En important du soja, de la viande de bœuf, du bois ou du sucre, des entreprises européennes et nord-américaines se rendraient-elles directement ou indirectement complices de la déforestation illégale de la forêt amazonienne et de violations des droits des peuples autochtones ? C’est à cette question que répond un rapport de l’ONG Amazon Watch rendu public ce 25 avril. « Européens et Nord-américains font partie du problème, mais ils font aussi partie de la solution », dit Christian Poirier, qui a dirigé les recherches.
Amazon Watch, en collaboration avec l’Observatoire brésilien de l’agro-négoce et l’organisation néerlandaise Profundo, ont récolté des données publiques sur plus de 50 entreprises brésiliennes. Toutes ces entreprises ont été sanctionnées ces deux dernières années par l’Agence brésilienne de protection de l’environnement (Ibama) pour « crime environnemental » en Amazonie. Les auteurs du rapport ont ensuite suivi les flux financiers liés à ces entreprises : qui leur achète leurs produits et qui y investit. C’est ainsi qu’ils sont remontés vers plusieurs entreprises et investisseurs européens et nord-américains qui, en étant partenaires de ces acteurs de la déforestation illégale, pourraient se rendre aussi, même indirectement, co-responsables de leurs agissements.
Deux importateurs français s’approvisionnent auprès d’une entreprise brésilienne condamnée
Sont listées dans le rapport des sociétés canadiennes, états-uniennes et européennes [1] qui se fournissent en viande, en soja, en bois exotique, en cuir, en sucre ou encore en açai, une baie énergisante très prisée pour les boissons vitaminées et les compléments alimentaires, auprès des entreprises brésiliennes condamnées pour crime environnemental.
Le rapport s’intéresse par exemple au Brésilien Arnaldo Andrade Betzel, qui possède les entreprises de bois Benevides Madeiras et de fruits Argus. Entre 2017 et 2018, il a été condamné à plus de deux millions de reais d’amende (un peu moins de 500 000 euros) pour déforestation illégale dans l’État du Pará. Amazon Watch signale que deux entreprises françaises travaillent avec cette compagnie brésilienne : Guillemette & Cie, spécialisée dans l’importation de bois, et le Groupe Rougier, un des leaders mondiaux du négoce de bois. Sur les deux années 2017 et 2018, Guillemette & Cie a importé par bateau 266 tonnes de bois vendu par Benevides Madeiras, note le rapport. Une filiale du groupe Rougier a pour sa part importé 125 tonnes de bois vendus par la firme brésilienne.

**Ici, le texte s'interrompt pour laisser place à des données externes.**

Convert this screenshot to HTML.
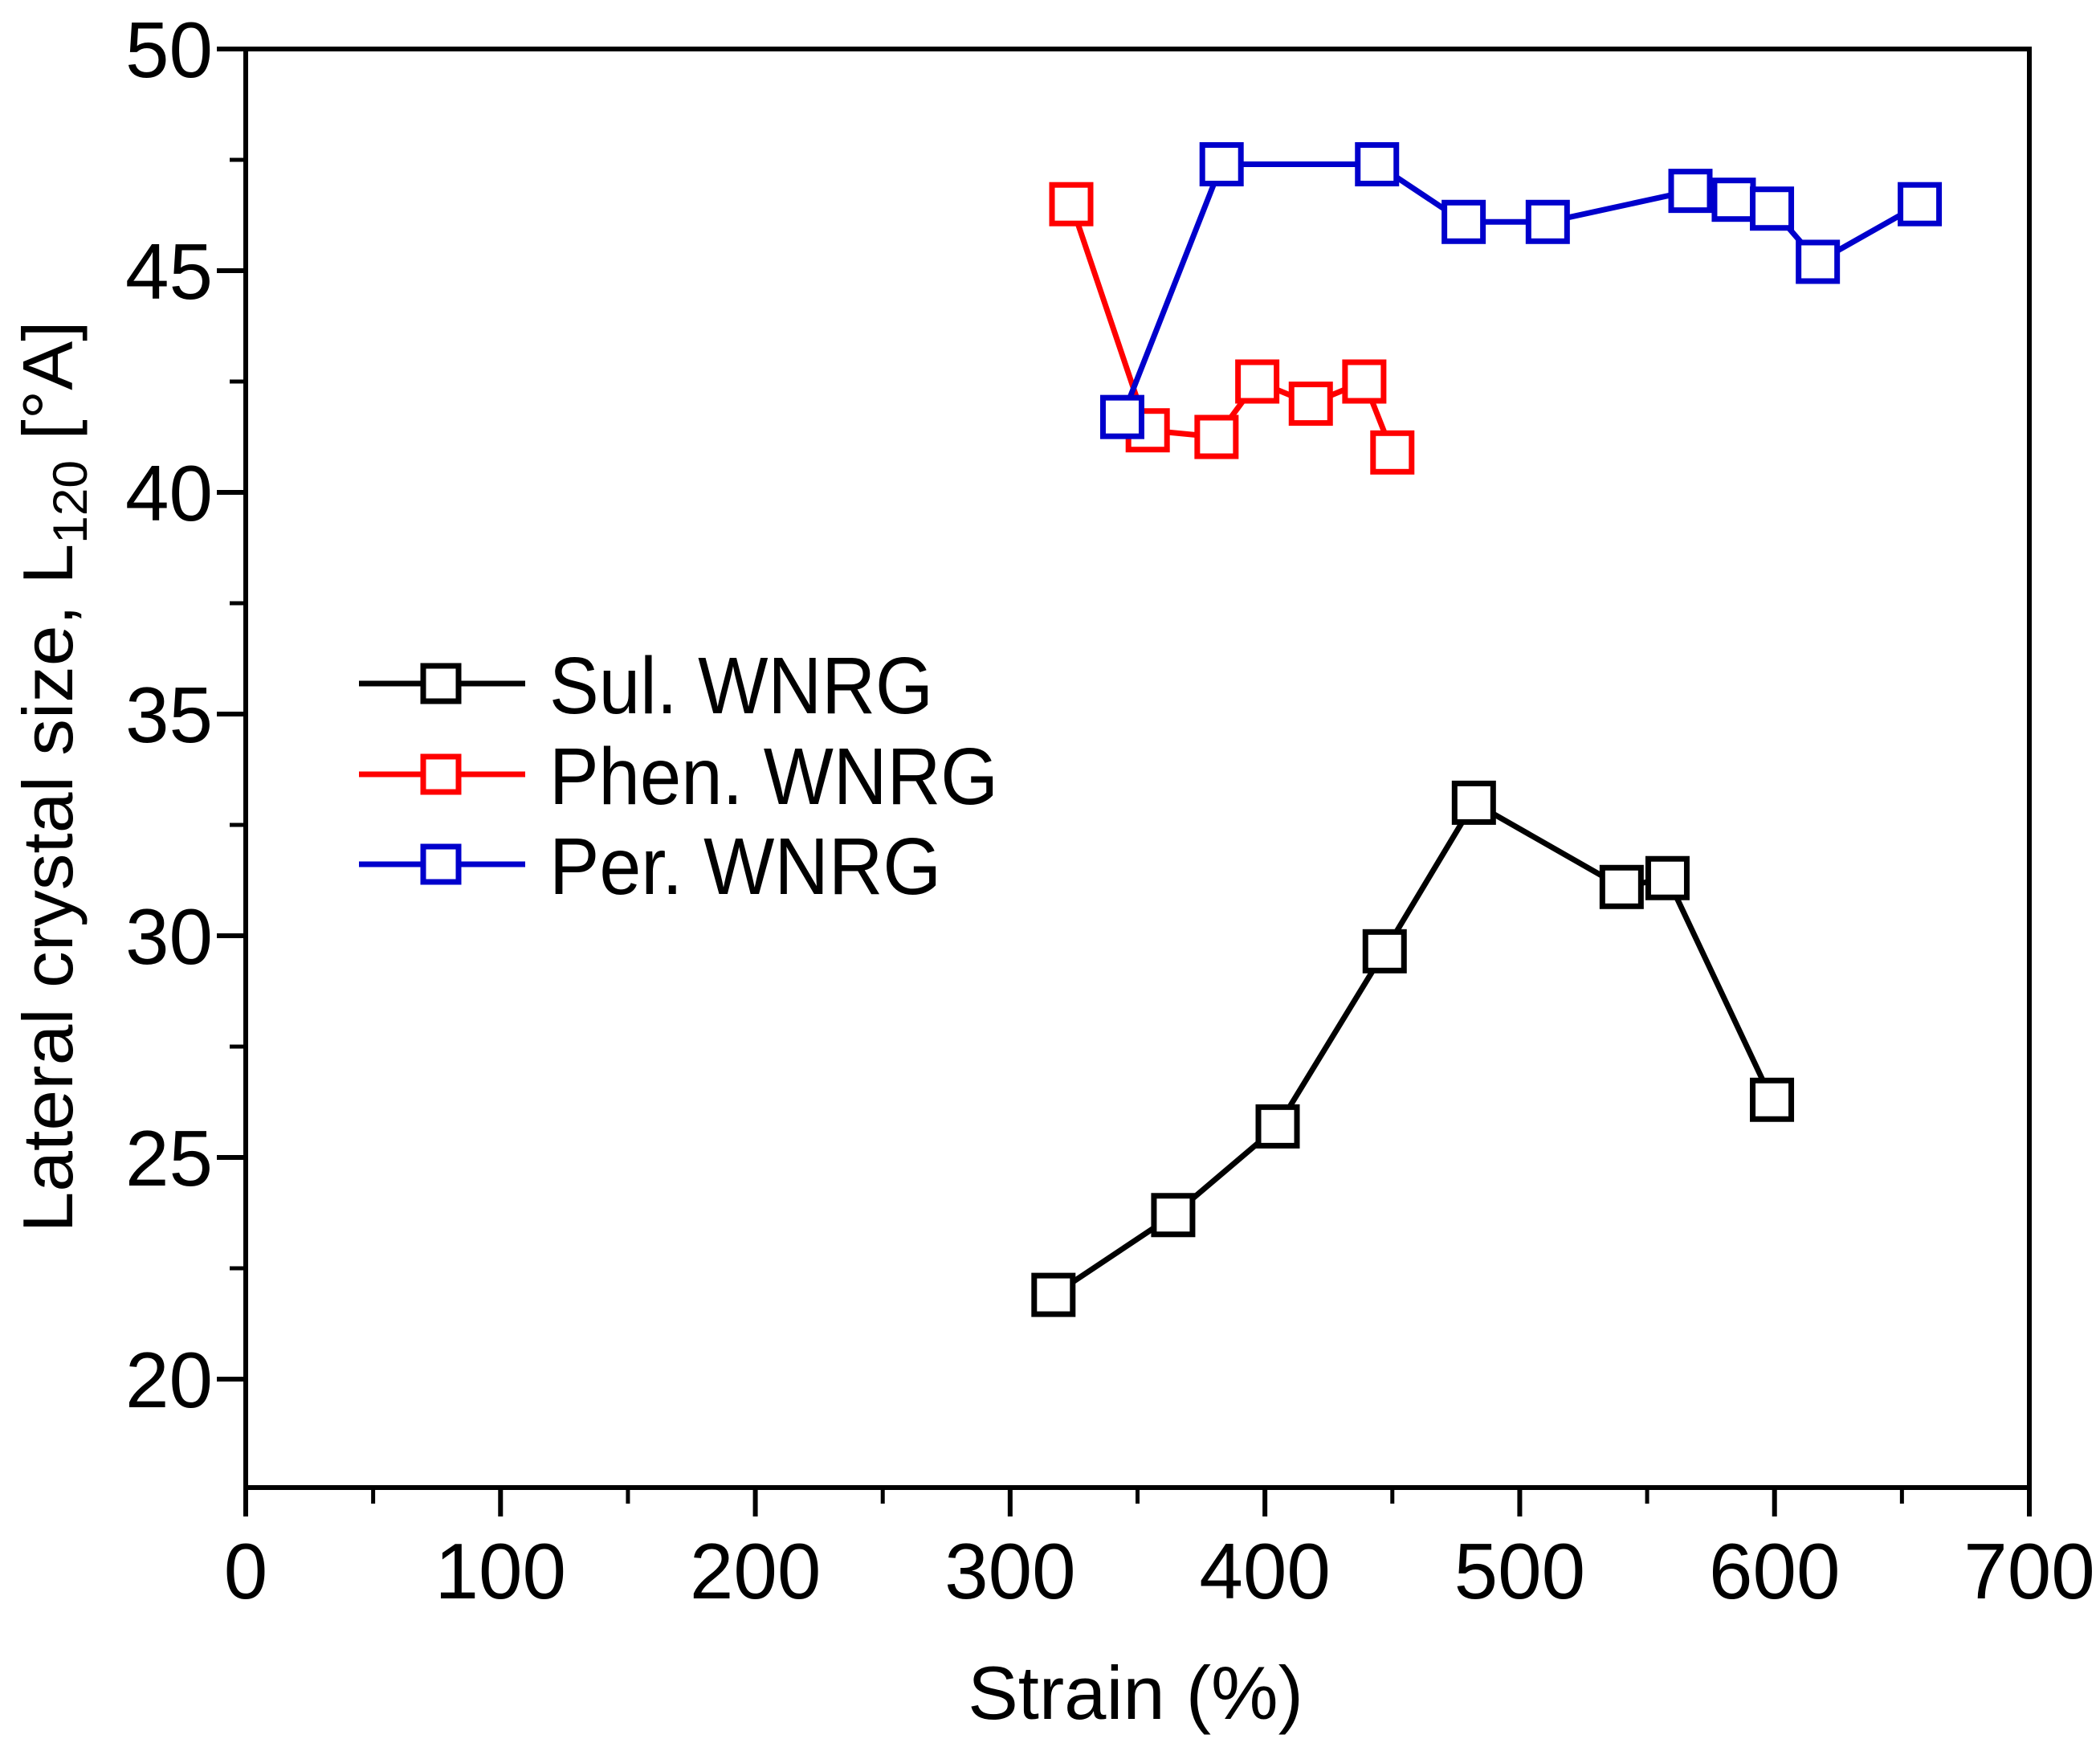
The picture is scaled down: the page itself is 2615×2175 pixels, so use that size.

Des supermarchés bio peuvent vendre des produits de sociétés impliquées dans la déforestation illégale
L’autre entreprise du Brésilien Arnaldo Andrade Betzel, Argus, exporte de son côté des fruits. En 2018, il a vendu plus de 9 tonnes de pulpe d’açai à une entreprise allemande, Acai GmbH, qui les revend à son tour à des chaînes allemandes de supermarchés… bio. A leur tour, des consommateurs allemands d’aliments bio pourraient favoriser, à leur insu, des entreprises brésiliennes impliquées dans la déforestation illégale de l’Amazonie, en achetant leurs produits.
La forêt primaire d’Amazonie ne cesse de perdre du terrain face à l’avancée de l’exploitation industrielle des terres, utilisées principalement pour étendre les plantations et les pâturages. Un nouveau record a été franchi en 2018, avec 7900 km2 de forêt, l’équivalent d’un département français, défriché. Elle est aussi affectée par le commerce du bois et les activités minières. La situation s’aggrave depuis l’arrivée au pouvoir de Jair Bolsonaro en janvier. Son gouvernement « envoie le pire signal qui soit, en laissant entendre aux entreprises hors-la-loi que leurs actes seront tolérés », estime Christian Poirier. Un sentiment d’impunité qui va de pair avec une nette augmentation de la déforestation et des invasions violentes de terres indigènes.